Although the studies on property value impacts go back at least to 1997, this is an area where much more research needs to be done. We know of no studies that take into account properties that have been abandoned by owners, or those that were put on the market for sale and did not sell. There are also no long-term studies to tell whether property values come back after time. And, a final comment: when you look at a study, try to figure out who funded it. Many got money from pork associations.

An interesting facet of these studies is the emphasis on “hedonic” value, which means relating to or considered in terms of pleasant (or unpleasant) sensations”. One research group observes that when a consumer buys a piece of property, they are also buying the sensory atmosphere, including views, sounds, odors, climate and other environmental aspects of the property. This “hedonic” aspect is more important when it comes to a home than it is regarding farm land or industrial site.

One of the first studies to quantitatively determine that CAFOs depress home values comes from North Carolina. Researchers looked at prices within a 2- mile radius, finding they declined at varying levels depending on the homes’ distance from the CAFO: Palmquist, R., F. Roka, and T. Vukina, Hog Operations, Environmental Impacts, and Residential Property Values, Land Economics (1997). Several websites, funded by universities and pork associations, reference this study. See

Researchers at the University of Missouri found that an average residential parcel within 3 miles of a CAFO experienced a value loss of between 6.6% and 17%. However, if the parcel was located within one-tenth of a mile of the CAFO, then the loss in value was estimated at 88.3%. There’s a site with a cute video to explain their findings and a list that includes other sources. Go to

Hamed, Mubarek, et. al., The Impacts of Animal Feeding Operations on Rural Land Values, Univ. of Missouri-Columbia Community Policy Analysis Center Report R-99-02 (May, 1999). An easy download at:

Illinois State University study found that CAFOs are the cause of “disruption of local social and economic systems, pollution problems . . . and negative impacts on the quality of life in rural communities.” Gomez, Miguel and Liying Zhang, Impacts of Concentration in Hog Production on Economic Growth in Rural Illinois, Illinois State University, working paper presented to the American Agricultural Economics Association (July, 2000). This is a study that did not get money from pork associations.

Odors from a CAFO with 5,200 sows found to diminish value of residential properties within ¾ mile radius by 30%. Aiken, J. David, Property Valuation May Be Reduced by Proximity of Livestock Operation, Cornhusker Economics, Department of Agricultural Economics, University of NebraskaLincoln (May, 2002).
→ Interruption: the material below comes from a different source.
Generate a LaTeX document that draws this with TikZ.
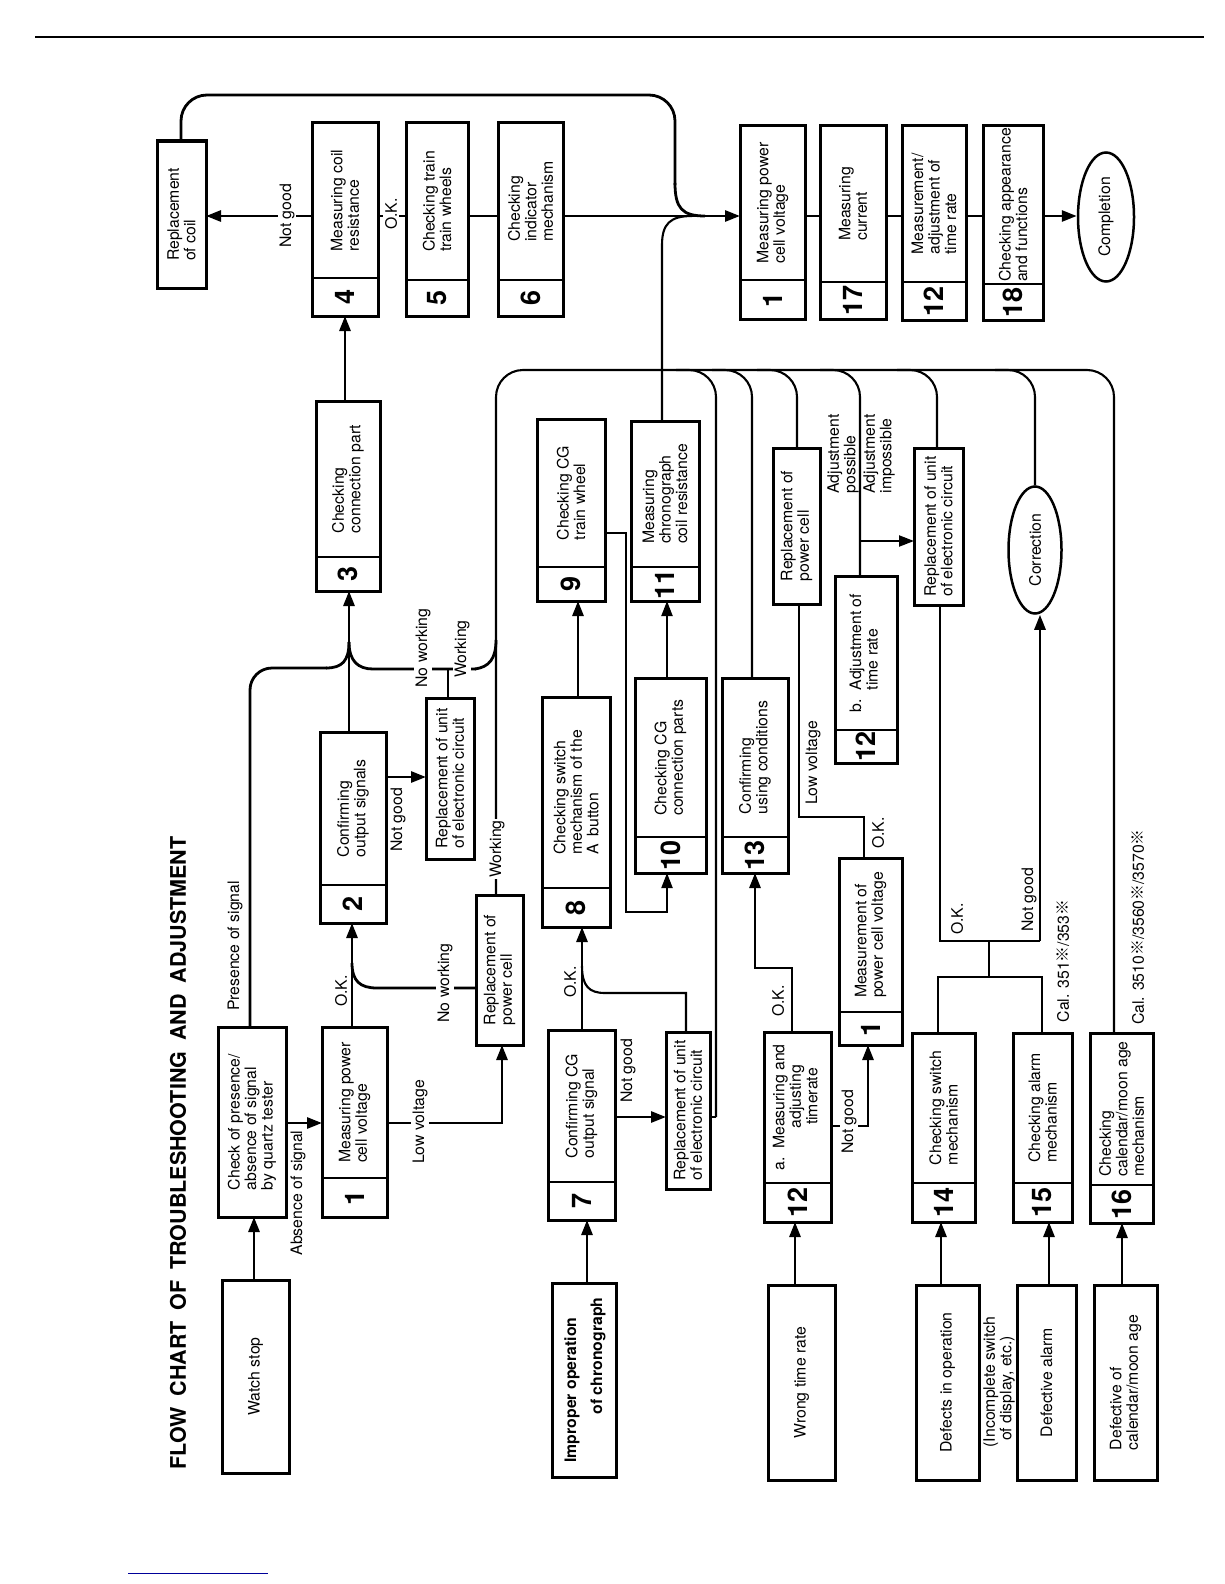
\documentclass[tikz,border=0pt]{standalone}
\usepackage{fontspec}
\setmainfont{TeX Gyre Heros}
\newfontfamily\cjkfont{Noto Sans CJK JP}
\usetikzlibrary{arrows.meta,fit,shapes.geometric}
\newcommand\txtf{\fontsize{15.8}{16.5}\selectfont}
\newcommand\refm{{\cjkfont ※}}
\newcommand\BX[6]{%
  \node[bx, fit={(#2,#3) (#4,#5)}] (#1) {};
  \node[btxt] (#1t) at ({(#2+#4)/2},{(#3+#5)/2}) {#6};}
\newcommand\NB[8]{%
  \node[bx, fit={(#2,#3) (#4,#5)}] (#1) {};
  \draw[dv] (#2,#6) -- (#4,#6);
  \node[numtxt] (#1n) at ({(#2+#4)/2},{(#6+#5)/2}) {#7};
  \node[btxt] (#1t) at ({(#2+#4)/2},{(#3+#6)/2}) {#8};}
\begin{document}
\begin{tikzpicture}[x=1pt,y=-1pt,
  bx/.style={draw, line width=3pt, inner sep=0pt, outer sep=0pt},
  dv/.style={line width=2.5pt},
  btxt/.style={rotate=90, align=left, font=\txtf, inner sep=0pt},
  numtxt/.style={rotate=90, font=\bfseries\fontsize{27}{27}\selectfont, inner sep=0pt},
  lbl/.style={rotate=90, font=\txtf, inner sep=1.5pt, align=left},
  lblw/.style={lbl, fill=white},
  cn/.style={line width=2.8pt},
  tn/.style={line width=2.1pt},
  ar/.style={cn, -{Triangle[length=15pt,width=11pt]}},
  art/.style={tn, -{Triangle[length=15pt,width=11pt]}},
  bs/.style={line width=2.1pt, rounded corners=27pt},
  ell/.style={draw, ellipse, line width=2.5pt, inner sep=0pt}
]
\useasboundingbox (0,0) rectangle (1224,1584);
% page rules
\draw[line width=2.5pt] (35,37) -- (1204,37);
\draw[line width=1pt, blue!60!black] (128,1573) -- (268,1573);
% title
\node[rotate=90, font=\bfseries\fontsize{21.5}{21.5}\selectfont, inner sep=0pt] (title) at (178,1153)
  {FLOW\hspace{0.5em}CHART\hspace{0.5em}OF\hspace{0.5em}TROUBLESHOOTING\hspace{0.5em}AND\hspace{0.5em}ADJUSTMENT};

% ---------- boxes ----------
\BX{coil}{157}{141}{206}{288}{Replacement\\of coil}
\NB{nf}{312}{123}{378}{316}{278}{4}{Measuring coil\\resistance}
\NB{nv}{406}{123}{468}{316}{280}{5}{Checking train\\train wheels}
\NB{ns}{498}{123}{563}{316}{280}{6}{Checking\\indicator\\mechanism}
\NB{nt}{316}{401}{380}{591}{557}{3}{Checking\\connection part}
\NB{nn}{537}{419}{605}{601}{567}{9}{Checking CG\\train wheel}
\NB{ra}{740}{126}{805}{319}{280}{1}{Measuring power\\cell voltage}
\NB{rb}{820}{126}{886}{319}{282}{17}{Measuring\\current}
\NB{rc}{902}{126}{966}{320}{282}{12}{Measurement/\\adjustment of\\time rate}
\NB{rd}{983}{126}{1043}{320}{284}{18}{Checking appearance\\and functions}
\node[ell, minimum width=56pt, minimum height=129pt] (comp) at (1106,217) {};
\node[btxt] (compt) at (comp.center) {Completion};
\NB{nel}{631}{421}{699}{601}{567}{11}{Measuring\\chronograph\\coil resistance}
\BX{rpcb}{773}{448}{820}{604}{Replacement of\\power cell}
\BX{rub}{914}{448}{963}{605}{Replacement of unit\\of electronic circuit}
\node[ell, minimum width=53pt, minimum height=127pt] (corr) at (1035,550) {};
\node[btxt] (corrt) at (corr.center) {Correction};
\NB{ntb}{835}{576}{897}{763}{730}{12}{b.\ \ \begin{tabular}[t]{@{}l@{}}Adjustment of\\time rate\end{tabular}}
\NB{ntw}{320}{732}{386}{923}{885}{2}{Confirming\\output signals}
\BX{rua}{426}{698}{474}{859}{Replacement of unit\\of electronic circuit}
\BX{rpca}{476}{895}{523}{1045}{Replacement of\\power cell}
\NB{ne}{542}{697}{610}{927}{888}{8}{Checking switch\\mechanism of the\\A\enspace button}
\NB{nten}{635}{678}{706}{873}{837}{10}{Checking CG\\connection parts}
\NB{nth}{722}{678}{788}{873}{837}{13}{Confirming\\using conditions}
\NB{nob}{839}{858}{902}{1045}{1012}{1}{Measurement of\\power cell voltage}
\BX{ck}{218}{1027}{286}{1217}{Check of presence/\\absence of signal\\by quartz tester}
\NB{noa}{322}{1027}{387}{1217}{1178}{1}{Measuring power\\cell voltage}
\BX{ws}{222}{1280}{289}{1473}{Watch stop}
\NB{nse}{548}{1030}{615}{1220}{1182}{7}{Confirming CG\\output signal}
\node[bx, fit={(552,1283) (616,1477)}] (io) {};
\node[lbl, font=\txtf\bfseries, inner sep=0pt] (iot1) at (572,1390) {Improper operation};
\node[lbl, font=\txtf\bfseries, inner sep=0pt] (iot2) at (598,1356) {of chronograph};
\BX{ruc}{666}{1032}{710}{1189}{Replacement of unit\\of electronic circuit}
\NB{nta}{764}{1032}{831}{1222}{1183}{12}{a.\ \ \begin{tabular}[t]{@{}c@{}}Measuring and\\adjusting\\timerate\end{tabular}}
\BX{wt}{768}{1285}{835}{1480}{Wrong time rate}
\NB{nfo}{912}{1033}{975}{1222}{1183}{14}{Checking switch\\mechanism}
\BX{do}{916}{1285}{979}{1480}{Defects in operation}
\NB{nfi}{1013}{1033}{1072}{1222}{1183}{15}{Checking alarm\\mechanism}
\BX{da}{1017}{1285}{1076}{1480}{Defective alarm}
\NB{nsi}{1090}{1033}{1153}{1223}{1185}{16}{Checking\\calendar/moon age\\mechanism}
\BX{dc}{1094}{1285}{1157}{1480}{Defective of\\calendar/moon age}
\node[lbl] (incl) at (999,1382) {(Incomplete switch\\\hspace*{0.4em}of display, etc.)};

% ---------- watch stop path ----------
\draw[ar] (ws.north -| 254,0) -- (ck.south -| 254,0);
\draw[ar] (ck.east |- 0,1123) -- (noa.west |- 0,1123);
\draw[ar] (noa.east |- 0,1123) -- (502,1123) -- (rpca.south -| 502,0);
\draw[cn, rounded corners=22pt] (ck.north -| 250,0) -- (250,668) -- (327,668);
\draw[cn] (326,668) .. controls (342,668) and (349,661) .. (349,642);
\draw[ar] (noa.north -| 352,0) -- (ntw.south -| 352,0);
\draw[cn] (rpca.west |- 0,988) -- (377,988) .. controls (360,988) and (352,981) .. (352,963);
\draw[ar] (ntw.north -| 349,0) -- (nt.south -| 349,0);
\draw[ar] (ntw.east |- 0,777) -- (rua.west |- 0,777);
\draw[cn] (rua.north -| 448,0) -- (448,669);
\draw[cn] (476,669) -- (373,669) .. controls (358,669) and (349,661) .. (349,642);
\draw[cn] (475,669) .. controls (489,667) and (496,659) .. (496,640);
\draw[ar] (nt.north -| 345,0) -- (nf.south -| 345,0);
\draw[ar] (nf.west |- 0,216) -- (coil.east |- 0,216);
\draw[cn] (nf.east |- 0,216) -- (nv.west |- 0,216);
\draw[cn] (nv.east |- 0,216) -- (ns.west |- 0,216);
\draw[ar] (ns.east |- 0,216) -- (ra.west |- 0,216);
\draw[cn, rounded corners=26pt] (coil.north -| 181,0) -- (181,95) -- (675,95) -- (675,185);
\draw[cn] (675,183) .. controls (675,208) and (682,216) .. (705,216);
\draw[tn] (nel.north -| 662,0) -- (662,245) .. controls (662,224) and (670,216) .. (692,216);
\draw[cn] (ra.east |- 0,216) -- (rb.west |- 0,216);
\draw[cn] (rb.east |- 0,216) -- (rc.west |- 0,216);
\draw[cn] (rc.east |- 0,216) -- (rd.west |- 0,216);
\draw[ar] (rd.east |- 0,216) -- (comp.west |- 0,216);

% ---------- lower bus ----------
\draw[bs] (rpca.north -| 496,0) -- (496,370) -- (1114,370) -- (nsi.north -| 1114,0);
\draw[bs] (676,370) -- (716,370) -- (716,1117);
\draw[tn] (716,1117) -- (ruc.east |- 0,1117);
\draw[bs] (712,370) -- (752,370) -- (nth.north -| 752,0);
\draw[bs] (757,370) -- (797,370) -- (rpcb.north -| 797,0);
\draw[bs] (820,370) -- (860,370) -- (ntb.north -| 860,0);
\draw[bs] (897,370) -- (937,370) -- (rub.north -| 937,0);
\draw[bs] (995,370) -- (1035,370) -- (corr.north -| 1035,0);
\coordinate (jb) at (860,541);
\draw[art] (jb) -- (rub.west |- jb);

% ---------- chronograph path ----------
\draw[ar] (io.north -| 587,0) -- (nse.south -| 587,0);
\draw[ar] (nse.north -| 582,0) -- (ne.south -| 582,0);
\draw[ar] (nse.east |- 0,1117) -- (ruc.west |- 0,1117);
\draw[tn] (ruc.north -| 686,0) -- (686,993) -- (605,993) .. controls (589,993) and (582,986) .. (582,966);
\draw[ar] (ne.north -| 578,0) -- (nn.south -| 578,0);
\draw[art] (nn.east |- 0,533) -- (626,533) -- (626,912) -- (667,912) -- (nten.south -| 667,0);
\draw[art] (nten.north -| 667,0) -- (nel.south -| 667,0);

% ---------- time rate path ----------
\draw[ar] (wt.north -| 795,0) -- (nta.south -| 795,0);
\draw[ar] (nta.north -| 792,0) -- (792,968) -- (755,968) -- (nth.south -| 755,0);
\draw[ar] (nta.east |- 0,1126) -- (868,1126) -- (nob.south -| 868,0);
\draw[tn] (nob.north -| 864,0) -- (864,817) -- (799,817) -- (rpcb.south -| 799,0);

% ---------- defects ----------
\draw[cn] (rub.south -| 940,0) -- (940,941) -- (1040,941);
\draw[ar] (1040,941) -- (corr.south -| 1040,0);
\coordinate (jc) at (989,941);
\coordinate (jd) at (989,977);
\draw[cn] (jc) -- (jd);
\draw[cn] (nfo.north -| 938,0) -- (938,977) -- (1042,977) -- (nfi.north -| 1042,0);
\draw[ar] (do.north -| 941,0) -- (nfo.south -| 941,0);
\draw[ar] (da.north -| 1049,0) -- (nfi.south -| 1049,0);
\draw[ar] (dc.north -| 1122,0) -- (nsi.south -| 1122,0);

% ---------- labels ----------
\node[lbl] (lab1) at (298,1193) {Absence of signal};
\node[lblw] (lab2) at (420,1122) {Low voltage};
\node[lbl] (lab3) at (235,946) {Presence of signal};
\node[lbl] (lab4) at (341,991) {O.K.};
\node[lblw] (lab5) at (445,983) {No working};
\node[lbl] (lab6) at (398,820) {Not good};
\node[lblw] (lab7) at (423,648) {No working};
\node[lblw] (lab8) at (462,649) {Working};
\node[lblw] (lab9) at (287,216) {Not good};
\node[lblw] (lab10) at (391,214) {O.K.};
\node[lblw] (lab11) at (497,849) {Working};
\node[lbl] (lab12) at (843,454) {Adjustment\\possible};
\node[lbl] (lab13) at (879,454) {Adjustment\\impossible};
\node[lbl] (lab14) at (1138,927) {Cal. 3510\refm/3560\refm/3570\refm};
\node[lbl] (lab15) at (570,982) {O.K.};
\node[lbl] (lab16) at (628,1071) {Not good};
\node[lbl] (lab17) at (778,1001) {O.K.};
\node[lblw] (lab18) at (849,1122) {Not good};
\node[lbl] (lab19) at (813,763) {Low voltage};
\node[lbl] (lab20) at (878,833) {O.K.};
\node[lbl] (lab21) at (957,919) {O.K.};
\node[lbl] (lab22) at (1029,900) {Not good};
\node[lbl] (lab23) at (1063,961) {Cal. 351\refm/353\refm};
\end{tikzpicture}
\end{document}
Iowa State University Study considered impacts of being downwind of a CAFO and associated odor and pest issues and found that a moderate size CAFO has an impact of up to 6% property value loss within 1.5 miles and 26% loss within a ¼ mile. Herriges, Secchi, et. al., Living with Hogs in Iowa: The Impact of Livestock Facilities on Rural Residential Property Values, Iowa State University Center for Agricultural and Rural Development (Aug. 2003). Study found an A CAFO with 5,000 swine had a statistically significant impact on the value of residential properties within 1 mile. See the study at

Milla, Katherine, et. al., Evaluating the Effect of Proximity to Hog Farms on Residential Property Values: A GIS-Based Hedonic Price Model Approach, URISA Journal, Vol. 17, No. 1, 27-32 (2005). This study found that “The corporatization of livestock production during the 1990s has led to rapid growth of large-scale confined-animal feeding operations (CAFOs), especially in the pork industry . . . a decrease in the total number of hog farms in the United States and a tremendous increase in the size of individual operations . . . sparked a controversy about the relative benefits and costs of large-scale industrial hog farms.”

A landmark in the question of property values and environment found that “only landfills have a worse effect [than CAFOs] on adjacent property values” and that “a sewage treatment plant has a less depressing effect on nearby housing prices [than a CAFO].” Ready, Abdalla, et. al., The Impact of Open Space and Potential Local Disamenities on Residential Property Values in Berks County, Pennsylvania, American Journal of Agricultural Economics 87, 314-326 (May, 2005).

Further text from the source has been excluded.